Sardines in a can

On Friday night Sarah, Becky, and I got into a Land Rover with our sleeping mats, sleeping bags, and mosquito nets. Our friend Carlos drove us out to New Matati for our sleepover with our Bible Study girls (9 high school and college-age girls that we have a Bible study with every Wednesday). When we drove up to the orphanage most of our girls were waiting for us. They carried our bags into the room we would be staying in, which was way nicer than we thought.

Once we settled in we walked to the local market and bought some food to cook for dinner. Sarah did most of the cooking with the girls while Becky and I got our hair plaited. They crushed up some peppers and added them to the potato greens and was added to the deep-fried fish. This was put over rice and we ate it communal style. I have to admit I was definitely praying that I would not get sick and I didn't, Praise the Lord.

The whole time we were out there we just laughed and laughed. They are so dramatic but very deep. I was talking to Mary and I asked her what her dreams are for the future. She looked at me with such confidence and said "I want to be a medical Dr. I pray every night that the Lord will give me the chance." I just can't wrap my head around that concept. In most Western Countries education is about effort and abilities. It has little to do with opportunity. What I mean is that if anyone really wants a certain education if they work hard enough and put enough effort to get scholarships, grants, or loans it is actually possible to obtain your goals no matter how lofty they may be or what your financial status is. But here, it is different. It is actually not feasible to go to medical school, especially if you are an orphan. Here there is no government support. There are no grants, scholarships, or loans to apply for. So what then? Just what Mary is doing, her best in school and a whole lot of praying.

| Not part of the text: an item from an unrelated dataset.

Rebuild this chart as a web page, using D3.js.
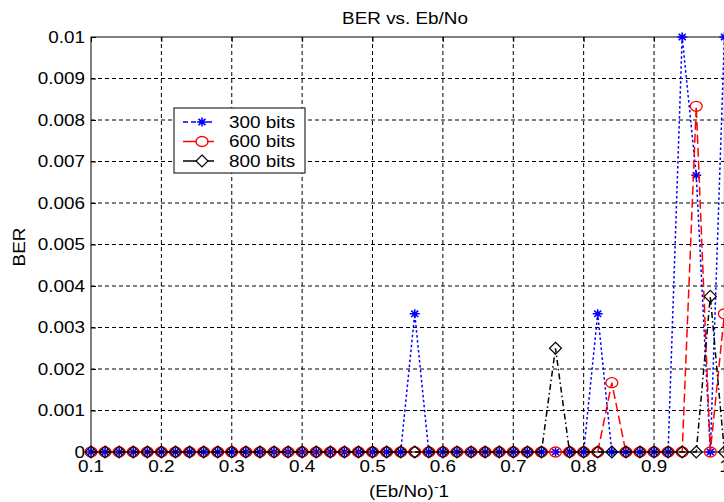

Our girls are just so funny. They are so easily amused and entertained. I guess you have to be right? Annie, the oldest, decided she was going to be the MC for the evening and then whipped out her imaginary program and announced we were all listed to do solos. None of us are hugely vocally enclined, but we all had to do it. When they sing, they are so confident. Most of the songs they sing are gospel songs, with the occasional Akon song.

When we were ready to go to bed the girls followed us into the room that we were staying in and sat down. We started to get ready for bed and they just watched every move we made. I am sure they think we are so weird. I have these face washing towels that are disposable and they all wanted to try one. After a little time passed the girls started to settle in on the floor, we asked them where they were going to sleep and they kinda looked at us weird and said "here", like duh it is a sleepover. Becky, Sarah, and I slept on the double bed with this purple mosquito net over it. They tucked edges of the net under the mattress and we felt like we were sleeping in a cage.

All of the girls slept on the floor like sardines in a tin can. At 5am they all got up neatly folded their blankets and were off to morning devos and then started their chores.

Saturdays are washing day and plait day, hence all the little ones with afros. Saturdays are also for playing. We played a game called lappa. It is kind of like dodge ball meets shoe organizing. We played that for a while and Josh (Sarah's husband came to pick us up) came to pick us up. Overall it was so fun. I love those girls.